最高得点を獲得したのは、大阪工業大学の合同チーム「O.I.T. Trial」だった。同チームは、工学部のロボット「ASAHI」と情報科学部のロボット「昴」の2体で出場。それぞれの得意分野で競技に参加していた。ASAHIは、車輪型ロボットに小さなロボットアバターを搭載しているのが特徴。ロボットアバターは頭と両腕、胴体の計5軸を備え、ユーザーとの親和性の高い対話を行う。例えば、ユーザーが「そこに行って」と命令すると、画像認識でユーザーが示している方向を認識して、ロボットアバターが腕で同じ方向を指しながら「そこですか?」と確認するという具合だ。

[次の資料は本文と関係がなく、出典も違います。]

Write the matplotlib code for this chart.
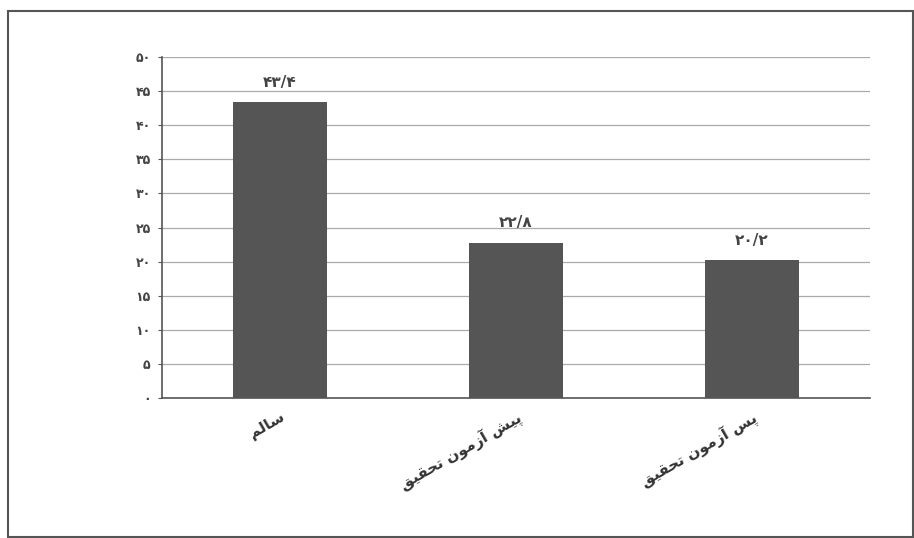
import matplotlib
matplotlib.use("Agg")
import matplotlib.pyplot as plt
from matplotlib.patches import Rectangle

# categories written in visual order with Arabic presentation forms
# (matplotlib does no Arabic shaping): سالم / پیش آزمون تحقیق / پس آزمون تحقیق
cat_salem = "\uFEE2\uFEDF\uFE8E\uFEB3"
cat_pre = "\uFED6\uFBFF\uFED8\uFEA4\uFE97 \uFEE5\uFEEE\uFEE3\uFEAF\uFE81 \uFEB6\uFBFF\uFB58"
cat_post = "\uFED6\uFBFF\uFED8\uFEA4\uFE97 \uFEE5\uFEEE\uFEE3\uFEAF\uFE81 \uFEB2\uFB58"
categories = [cat_salem, cat_pre, cat_post]
values = [43.4, 22.8, 20.2]
value_labels = ["۴۳/۴", "۲۲/۸", "۲۰/۲"]
y_ticks = [0, 5, 10, 15, 20, 25, 30, 35, 40, 45, 50]
y_tick_labels = ["۰", "۵", "۱۰", "۱۵", "۲۰", "۲۵", "۳۰", "۳۵", "۴۰", "۴۵", "۵۰"]

plt.rcParams['font.family'] = ['DejaVu Sans']

fig = plt.figure(figsize=(9.14, 5.38), dpi=100)
# outer chart frame
fig.patches.append(Rectangle((0.009, 0.002), 0.99, 0.978, transform=fig.transFigure,
                             fill=False, edgecolor="#555555", linewidth=1.5))

ax = fig.add_axes([0.177, 0.26, 0.775, 0.634])
x = range(len(values))
ax.bar(x, values, width=0.4, color="#555555", zorder=3)
for xi, v, lab in zip(x, values, value_labels):
    ax.text(xi, v + 1.8, lab, ha="center", va="bottom", fontsize=11,
            fontweight="bold", color="#444444")

ax.set_xlim(-0.5, 2.5)
ax.set_ylim(0, 50)
ax.set_yticks(y_ticks)
ax.set_yticklabels(y_tick_labels, fontsize=9, fontweight="bold", color="#444444")
ax.set_xticks(list(x))
ax.set_xticklabels(categories, rotation=30, ha="right", rotation_mode="anchor",
                   fontsize=11, fontweight="bold", color="#333333")
ax.tick_params(axis="x", length=0, pad=8)
ax.tick_params(axis="y", length=3, color="#555555", pad=5)
ax.grid(axis="y", color="#aaaaaa", linewidth=0.9, zorder=0)
for s in ["top", "right"]:
    ax.spines[s].set_visible(False)
for s in ["left", "bottom"]:
    ax.spines[s].set_color("#555555")
    ax.spines[s].set_linewidth(1.2)

fig.savefig("out.png", dpi=100)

昴は、Final Missionで、認知機能リハビリテーションをテーマに遠隔調理リハビリのデモンストレーションを行った。これは生活の基本となる“食行動”を自分で行うことで、機能補完とともに生活のモチベーションを向上させるという試みだ。高齢者がロボットのアドバイスに従って調理していくのだが、その過程で「今度は、ネギが上手に切れましたね」と褒めてくれたり、「包丁の置き方が危険ですよ!」と注意してくれたりする。
前述の通り、競技初日は、出てくるロボットのほとんどが“動かない”ので、どうなることかとヒヤヒヤした。その“動かないっぷり”を何度も見てきただけに、音声認識に成功したロボットや、人に追従して動くロボットを見ると、自然とうれしさがこみ上げた。
順位 | チーム名 | 所属 | 競技者数(人) |
---|---|---|---|
優勝 | O.I.T. Trial | 大阪工業大学 | 20 |
準優勝 | aiRobots | National Cheng Kung University | 10 |
第3位 | Karaage++ | 電気通信大学 | 9 |
表1 ロボカップジャパンオープン2013東京 @HOMEリーグの大会結果 |
私たちユーザー(消費者)は、メーカーが製造・販売する“完全に動く製品”に慣れているので、「モノは動いて当然」という意識を持っている。しかし、こうした競技会・シンポジウムを見学(取材)してみると、基礎技術の研究と長い試行錯誤があってこそ、新しい技術を搭載した製品が完成するのだなと、あらためて実感することができた。
ロボットと暮らす生活は、“まだまだ遠い夢の話”かもしれない。しかし、研究を続ける人がいる限り、家事やコミュニケーションを自在にこなしてくれる、家庭用サービスロボットが生まれる日は必ずくるだろう。